• COLLECTED MATERIAL
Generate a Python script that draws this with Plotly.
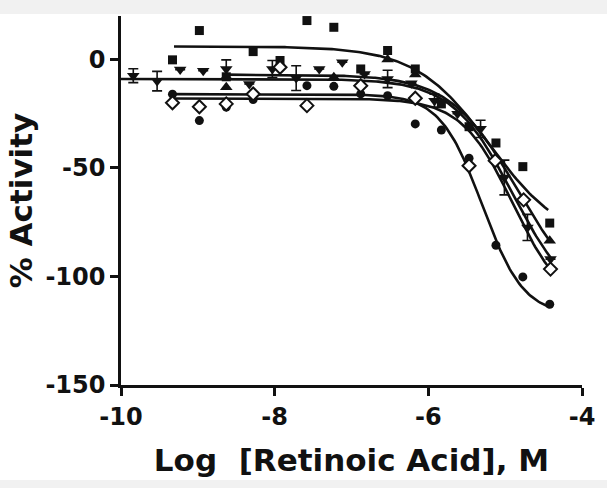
import numpy as np
import plotly.graph_objects as go

# ---- data ----
sq_x = [-9.33, -8.98, -8.63, -8.28, -7.93, -7.58, -7.23, -6.88, -6.53, -6.17, -5.83, -5.47, -5.12, -4.77, -4.42]
sq_y = [-0.2, 13.3, -8.0, 3.6, -0.5, 17.9, 14.8, -4.4, 4.1, -4.4, -20.5, -31.0, -38.5, -49.4, -75.4]

ci_x = [-9.33, -8.98, -8.63, -8.28, -7.58, -7.23, -6.88, -6.53, -6.17, -5.83, -5.47, -5.12, -4.77, -4.42]
ci_y = [-16.0, -28.2, -22.0, -18.5, -12.1, -12.4, -15.9, -16.7, -29.7, -32.5, -45.5, -85.6, -100.2, -112.8]

di_x = [-9.33, -8.98, -8.63, -8.28, -7.93, -7.58, -6.88, -6.17, -5.47, -5.13, -4.76, -4.41]
di_y = [-20.0, -21.8, -20.5, -15.9, -3.6, -21.3, -12.1, -17.9, -49.0, -46.7, -64.7, -96.6]

ut_x = [-8.63, -7.23, -6.53, -6.17, -4.42]
ut_y = [-12.8, -8.2, 0.0, -7.0, -83.6]

dt_x = [-9.84, -9.53, -9.23, -8.93, -8.63, -8.33, -8.03, -7.72, -7.42, -7.12, -6.83, -6.53, -6.22, -5.92, -5.62, -5.32, -5.01, -4.71, -4.41]
dt_y = [-7.5, -10.0, -4.7, -5.2, -4.4, -11.3, -4.4, -8.6, -4.4, -1.3, -6.7, -9.0, -11.0, -19.0, -25.0, -32.0, -54.4, -77.4, -92.0]
dt_err = [3.2, 4.5, 0, 0, 4.2, 0, 3.9, 5.7, 0, 0, 0, 4.0, 0, 3.0, 0, 4.0, 8.0, 6.0, 0]

# four-parameter fit parameters: (top, bottom, logEC50, hill, x_start, x_end)
fit_sq = (6, -85, -5.2, 0.9, -9.31, -4.44)
fit_ci = (-16, -118, -5.3, 1.6, -9.35, -4.42)
fit_di = (-18, -115, -4.9, 1.3, -9.35, -4.41)
fit_ut = (-7, -112, -4.85, 1.0, -8.63, -4.44)
fit_dt = (-9, -115, -4.9, 1.1, -10.0, -4.40)

x_ticks = [-10, -8, -6, -4]
x_tick_text = ["-10", "-8", "-6", "-4"]
y_ticks = [-150, -100, -50, 0]
y_tick_text = ["-150", "-100", "-50", "0"]


def curve(p):
    top, bot, ec, h, x0, x1 = p
    xs = np.linspace(x0, x1, 200)
    ys = bot + (top - bot) / (1 + 10 ** ((xs - ec) * h))
    return xs, ys


fig = go.Figure()
for p in [fit_sq, fit_ci, fit_di, fit_ut, fit_dt]:
    xs, ys = curve(p)
    fig.add_trace(go.Scatter(x=xs, y=ys, mode="lines",
                             line=dict(color="#111111", width=2.6),
                             showlegend=False, hoverinfo="skip"))

fig.add_trace(go.Scatter(
    x=dt_x, y=dt_y, mode="markers",
    marker=dict(symbol="triangle-down", size=11, color="#111111"),
    error_y=dict(type="data", array=dt_err, visible=True, color="#111111", thickness=1.6, width=5),
    showlegend=False))
fig.add_trace(go.Scatter(x=ut_x, y=ut_y, mode="markers",
                         marker=dict(symbol="triangle-up", size=11, color="#111111"), showlegend=False))
fig.add_trace(go.Scatter(x=ci_x, y=ci_y, mode="markers",
                         marker=dict(symbol="circle", size=9, color="#111111"), showlegend=False))
fig.add_trace(go.Scatter(x=sq_x, y=sq_y, mode="markers",
                         marker=dict(symbol="square", size=9, color="#111111"), showlegend=False))
fig.add_trace(go.Scatter(x=di_x, y=di_y, mode="markers",
                         marker=dict(symbol="diamond", size=10, color="white",
                                     line=dict(color="#111111", width=2)), showlegend=False))

FONT = "DejaVu Sans, Liberation Sans, Arial, sans-serif"
axis_font = dict(family=FONT, size=24, color="#111111", weight="bold")
title_font = dict(family=FONT, size=31, color="#111111", weight="bold")

PH = 488 - 16 - 103  # plot area height in px

fig.update_layout(
    width=607, height=488,
    margin=dict(l=121, r=17, t=16, b=103),
    paper_bgcolor="white", plot_bgcolor="white",
    xaxis=dict(range=[-10, -4], tickvals=x_ticks, ticktext=x_tick_text,
               showgrid=False, zeroline=False, showline=True, linecolor="#111111", linewidth=2.5,
               ticks="outside", ticklen=8, tickwidth=2.5, tickcolor="#111111",
               tickfont=axis_font,
               title=dict(text="Log  [Retinoic Acid], M", font=title_font, standoff=20)),
    yaxis=dict(range=[-150, 20], tickvals=y_ticks, ticktext=y_tick_text,
               showgrid=False, zeroline=False, showline=True, linecolor="#111111", linewidth=2.5,
               ticks="outside", ticklen=8, tickwidth=2.5, tickcolor="#111111",
               tickfont=axis_font,
               title=dict(text="% Activity", font=title_font, standoff=4)),
    shapes=[
        dict(type="rect", xref="paper", yref="paper", x0=-0.3, x1=1.1,
             y0=1 + 2 / PH, y1=1 + 16 / PH,
             fillcolor="#f1f1f1", line=dict(width=0), layer="below"),
        dict(type="rect", xref="paper", yref="paper", x0=-0.3, x1=1.1,
             y0=-103 / PH, y1=-95 / PH,
             fillcolor="#f1f1f1", line=dict(width=0), layer="below"),
    ],
)

fig.write_html("out.html", config={"displayModeBar": False},
               post_script="document.body.style.margin='0px';")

• TASK TO CARRY OUT
Skip every picture and return the lines above from the top through the one that contains "-38.5, -49.4, -75.4]".

• WRITTEN SOLUTION
Generate a Python script that draws this with Plotly.
import numpy as np
import plotly.graph_objects as go

# ---- data ----
sq_x = [-9.33, -8.98, -8.63, -8.28, -7.93, -7.58, -7.23, -6.88, -6.53, -6.17, -5.83, -5.47, -5.12, -4.77, -4.42]
sq_y = [-0.2, 13.3, -8.0, 3.6, -0.5, 17.9, 14.8, -4.4, 4.1, -4.4, -20.5, -31.0, -38.5, -49.4, -75.4]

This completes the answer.